The first ships contacted the Haida in the 1770’s to trade for sea otters.  Half a century later the sea otters were extinct.  The smallpox epidemic of 1862 and other epidemics almost wiped the Haida out.  The population dropped  from over 10,000 to 600 by 1915.  Missionaries destroyed or stole the totem poles and discouraged more from being created.  The Canadian government banned the Potlatch, and along with it the songs, dances and names, the matrilineal system, the government and the economy.  Then the children were taken away to residential schools where they were forbidden to speak their language, and were severely abused.  Any remaining cultural practices were driven underground.  After sea otters other resources were exploited - marten, land otter, black bear, whaling, salmon canneries, mining, logging.

 

 

Commercial Art Production

Haida Art evolved in the period following contact.  Demand for carved and painted houses, totem poles and ceremonial art among the Haida was limited due to the oppressions.  Artists began producing work for the non-Native market.  Argillite model poles and houses, masks and frontlets, and silver and gold jewelry.  Charles Edenshaw (1839-1920) was a Haida Chief and a professional artist.  He lived through the epidemic or 1862.  In his youth he helped his uncle to carve poles.  He was one of the first Haida to carve silver and gold.  While traditional tattooing became discouraged, people could wear bracelets engraved with their crests and then remove them when necessary.  These were also in high demand from the non-Native market.  Edenshaw became a renowned artist, known for his argillite carvings, engraved jewelry, and canes with ivory handles and silver ferrules.  His wife Isabel wove beautiful spruce root hats and on which he painted Haida designs.  His innovations built on the Haida style while adhering to the principles of formline art.  Simeon Sdiihlda, a contemporary of Edenshaw was a highly respected old style Chief.  His and Edenshaw’s work have often been confused for the other’s.  He carved canoes, poles, masks and argillite pieces. 

 

 

 

Contemporary Haida Art

 

Haida artists require raw materials from their homeland - old growth cedar, cedar bark, spruce root, shells.  The Haida have struggled and fought to preserve these resources from exploiation and destruction.  Artists have always held leading positions in Haida society practicing and passing on traditional culture.  Robert Davidson (b.1946) is the great, great grandson of Charles Edenshaw.  He began carving at 14 years in Old Masset.  He later trained with Bill Reid.  He raised the first modern totem pole in Haida Gwaii 1969.  He initiated the making of Native silk screen prints.  He taught at the Gitanmaax School of Northwest Coast Art.  Students and teachers of Gitxsan, Tsimshian, Haida, and Kwak’waka’wakw heritage produced poles, masks, and all of the other traditional and commercial art works.  The late Bill Reid was a major figure in the revitalization of Haida art.  He made the first traditional Haida canoe in modern times.  He added repousse and chasing, inlay and lost wax casting to his predecessor’s practice of engraving.

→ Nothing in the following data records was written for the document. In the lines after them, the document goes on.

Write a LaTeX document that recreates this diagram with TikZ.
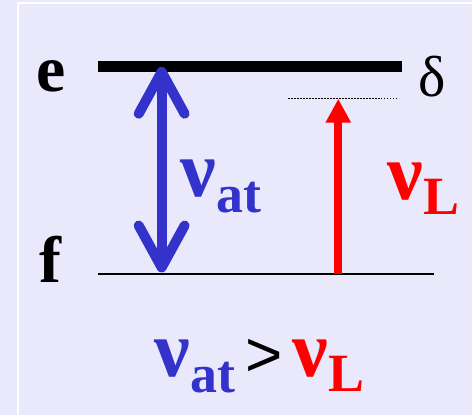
\documentclass[tikz,border=0pt]{standalone}
\usepackage{fontspec}
\setmainfont{Liberation Serif}
\newfontfamily\gtfont{Liberation Sans}
\usetikzlibrary{arrows.meta}
\definecolor{bgviolet}{HTML}{E9E9FB}
\definecolor{atblue}{HTML}{3333CC}
\definecolor{lasred}{HTML}{FF0000}
\newcommand{\nuat}{{\fontsize{80}{80}\selectfont\bfseries ν}\raisebox{-16pt}{\fontsize{54}{54}\selectfont\bfseries at}}
\newcommand{\nuL}{{\fontsize{80}{80}\selectfont\bfseries ν}\raisebox{-15pt}{\fontsize{54}{54}\selectfont\bfseries L}}
\tikzset{
  lvl/.style={line width=11pt, black},
  gnd/.style={line width=2pt, black},
  virt/.style={line width=1.3pt, dash pattern=on 1.3pt off 1.7pt},
  atarr/.style={atblue, line width=10pt,
    {Straight Barb[length=42pt,width=46pt,round]}-{Straight Barb[length=42pt,width=46pt,round]}},
  lasarr/.style={lasred, line width=8pt, -{Triangle[length=24pt,width=24pt]}},
  lbl/.style={inner sep=0pt, anchor=base},
}

\begin{document}
\begin{tikzpicture}[x=1pt, y=-1pt]
  % background and frame
  \fill[bgviolet] (0,0) rectangle (473,416);
  \draw[white, line width=2pt] (18.3,416) -- (18.3,3) -- (473,3);

  % levels
  \coordinate (eL) at (98,66.5);
  \coordinate (eR) at (403,66.5);
  \coordinate (fL) at (98,275);
  \coordinate (fR) at (435,275);
  \coordinate (vL) at (289,99);
  \coordinate (vR) at (400,99);
  \draw[lvl]  (eL) -- (eR);
  \draw[gnd]  (fL) -- (fR);
  \draw[virt] (vL) -- (vR);

  \node[lbl, font=\fontsize{66}{66}\selectfont\bfseries] (e) at (51.5,92) {e};
  \node[lbl, font=\fontsize{66}{66}\selectfont\bfseries] (f) at (50.5,283) {f};
  \node[lbl, font=\fontsize{58}{58}\selectfont] (delta) at (433,97) {δ};

  % transitions
  \coordinate (atTop) at (162,67);
  \coordinate (atBot) at (162,273);
  \coordinate (lasBot) at (339,275);
  \coordinate (lasTop) at (339,99);
  \draw[atarr]  (atTop) -- (atBot);
  \draw[lasarr] (lasBot) -- (lasTop);

  \node[lbl, anchor=base west, text=atblue] (nuat) at (181,197) {\nuat};
  \node[lbl, anchor=base west, text=lasred] (nuL) at (388,200) {\nuL};

  % comparison
  \node[lbl] (cmp) at (260,377) {\textcolor{atblue}{\nuat}\hspace{10pt}{\gtfont\fontsize{64}{64}\selectfont >}\hspace{10pt}\textcolor{lasred}{\nuL}};
\end{tikzpicture}
\end{document}
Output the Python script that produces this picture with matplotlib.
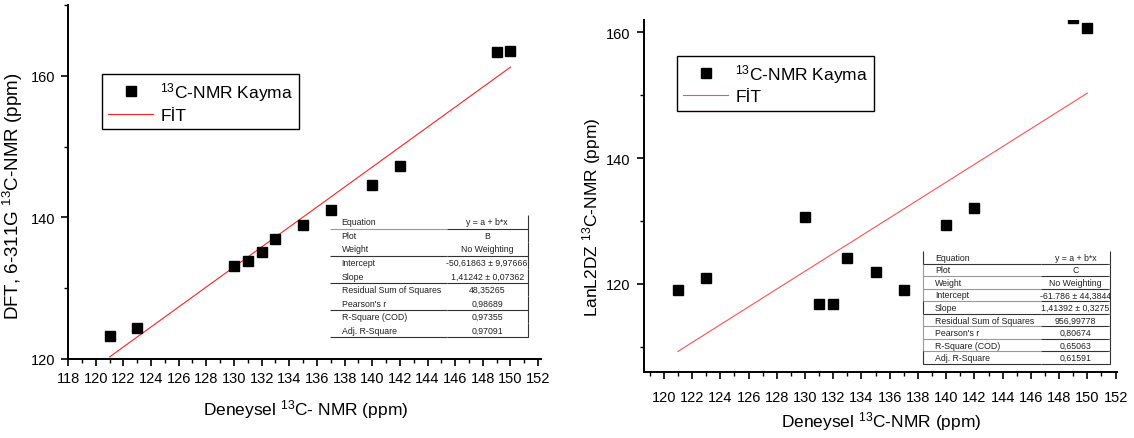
import matplotlib
matplotlib.use("Agg")
import matplotlib.pyplot as plt
from matplotlib.ticker import MultipleLocator
from matplotlib.table import Table

plt.rcParams['font.family'] = ['Liberation Sans', 'DejaVu Sans']
plt.rcParams['mathtext.fontset'] = 'custom'
plt.rcParams['mathtext.rm'] = 'Liberation Sans'
plt.rcParams['mathtext.default'] = 'regular'

# deneysel kaymalar (ortak x)
deneysel = [121, 123, 130, 131, 132, 133, 135, 137, 140, 142, 149, 150]
# DFT 6-311G hesaplanan kaymalar
dft = [123.3, 124.4, 133.1, 133.8, 135.1, 136.9, 138.9, 141.1, 144.6, 147.3, 163.4, 163.5]
# LanL2DZ hesaplanan kaymalar
lanl = [119.1, 120.9, 130.6, 116.8, 116.8, 124.2, 121.9, 119.0, 129.3, 132.1, 162.2, 160.6]

# fit parametreleri (tablolardan)
fit_b = (-50.61863, 1.41242)
fit_c = (-61.786, 1.41392)

tablo_b = [("Equation", "y = a + b*x"), ("Plot", "B"), ("Weight", "No Weighting"),
           ("Intercept", "-50,61863 \u00b1 9,97666"), ("Slope", "1,41242 \u00b1 0,07362"),
           ("Residual Sum of Squares", "48,35265"), ("Pearson's r", "0,98689"),
           ("R-Square (COD)", "0,97355"), ("Adj. R-Square", "0,97091")]
tablo_c = [("Equation", "y = a + b*x"), ("Plot", "C"), ("Weight", "No Weighting"),
           ("Intercept", "-61.786 \u00b1 44,3844"), ("Slope", "1,41392 \u00b1 0,3275"),
           ("Residual Sum of Squares", "956,99778"), ("Pearson's r", "0,80674"),
           ("R-Square (COD)", "0,65063"), ("Adj. R-Square", "0,61591")]


def fit_tablosu(ax, rows, bbox, w0, dark_rows, gray_rows, left_border):
    tbl = Table(ax, bbox=bbox)
    for r, (k, v) in enumerate(rows):
        c0 = tbl.add_cell(r, 0, w0, 1, text=k, loc='left', facecolor='white')
        c1 = tbl.add_cell(r, 1, 1 - w0, 1, text=v, loc='center', facecolor='white')
        e0 = 'B' if (r in dark_rows or r in gray_rows) else ''
        e1 = e0 + 'R'
        if left_border:
            e0 = e0 + 'L'
        c0.visible_edges = e0 if e0 else 'open'
        c1.visible_edges = e1
        for c in (c0, c1):
            c.set_linewidth(0.8)
            c.set_edgecolor('#999999' if r in gray_rows else '#333333')
            c.get_text().set_color('#222222')
        c1.set_edgecolor('#333333')
    tbl.auto_set_font_size(False)
    tbl.set_fontsize(6.3)
    tbl.set_zorder(5)
    ax.add_table(tbl)


def grafik(ax, y, fit, ylim, xlim, ylabel, xlabel, line_color):
    ax.plot(deneysel, y, 's', color='black', ms=7, zorder=3,
            label=r'$^{13}$C-NMR Kayma')
    xs = [deneysel[0], deneysel[-1]]
    ax.plot(xs, [fit[0] + fit[1] * x for x in xs], '-', color=line_color, lw=0.8,
            label='F\u0130T', zorder=2)
    ax.set_xlim(*xlim)
    ax.set_ylim(*ylim)
    ax.xaxis.set_major_locator(MultipleLocator(2))
    ax.xaxis.set_minor_locator(MultipleLocator(1))
    ax.yaxis.set_major_locator(MultipleLocator(20))
    ax.yaxis.set_minor_locator(MultipleLocator(10))
    ax.spines['top'].set_visible(False)
    ax.spines['right'].set_visible(False)
    for s in ('left', 'bottom'):
        ax.spines[s].set_linewidth(1.4)
    ax.tick_params(which='major', direction='out', length=5, width=1.2, labelsize=10.5)
    ax.tick_params(which='minor', direction='out', length=3, width=1.0)
    ax.set_ylabel(ylabel)
    ax.set_xlabel(xlabel)


fig = plt.figure(figsize=(11.34, 4.39), dpi=100)
ax1 = fig.add_axes([0.060, 0.180, 0.417, 0.806])
ax2 = fig.add_axes([0.568, 0.150, 0.417, 0.802])

grafik(ax1, dft, fit_b, (120, 170), (118, 152.2),
       r'DFT, 6-311G $^{13}$C-NMR (ppm)', r'Deneysel $^{13}$C- NMR (ppm)', '#ff2020')
grafik(ax2, lanl, fit_c, (106.0, 161.9), (118.6, 152.1),
       r'LanL2DZ $^{13}$C-NMR (ppm)', r'Deneysel $^{13}$C-NMR (ppm)', '#ff5050')

ax1.tick_params(axis='x', which='major', pad=4)
ax2.tick_params(axis='x', which='major', pad=8)
ax1.tick_params(axis='y', which='major', pad=4)
ax2.tick_params(axis='y', which='major', pad=5)

ax1.xaxis.label.set_size(12.5)
ax2.xaxis.label.set_size(12.5)
ax1.yaxis.label.set_size(13.5)
ax2.yaxis.label.set_size(12.5)
ax1.xaxis.set_label_coords(0.503, -0.107)
ax2.xaxis.set_label_coords(0.501, -0.105)
ax1.yaxis.set_label_coords(-0.090, 0.463)
ax2.yaxis.set_label_coords(-0.086, 0.443)

for ax, anchor in ((ax1, (0.072, 0.805)), (ax2, (0.070, 0.898))):
    leg = ax.legend(loc='upper left', bbox_to_anchor=anchor, borderaxespad=0,
                    fontsize=12.5, fancybox=False, edgecolor='black', framealpha=1,
                    handlelength=2.6, handletextpad=0.4, borderpad=0.35,
                    labelspacing=0.25)
    leg.get_frame().set_linewidth(1.0)

fit_tablosu(ax1, tablo_b, [0.554, 0.062, 0.418, 0.345], 0.59,
            dark_rows={2, 4, 6, 8}, gray_rows={0}, left_border=False)
fit_tablosu(ax2, tablo_c, [0.590, 0.023, 0.395, 0.321], 0.63,
            dark_rows={0, 4, 8}, gray_rows={1, 2, 3, 5, 6, 7}, left_border=True)

fig.savefig('out.png', dpi=100)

He created masterpieces of Native American jewelry.  He created great monumental sculptures ‘The Spirit of Haida Gwaii’ and ‘The Raven and the First Man’.  Jim Hart, Reg Davidson, Christian White, Don Yeoman, Jay Simeon, Corey Bulpitt, and many other artists are creating art that is contemporary while respecting and adhering to Haida tradition.

 

 

Haida art is renowned among Indigenous art styles. Carvings convey history and lineage, and glimpses of the supernatural world.   Formline is a visual language -  Elements such as the ovoid, trout head,  U-shape, S-shape in endless combinations follow definite rules of proportion, balance and movement to create stylized animal forms.  Faces and eyes look out from all over the surface of the animal’s bodies.  Everything is alive,  A glimpse into another world.  Designs and concepts have been lost.  But many are preserved and more can be regained.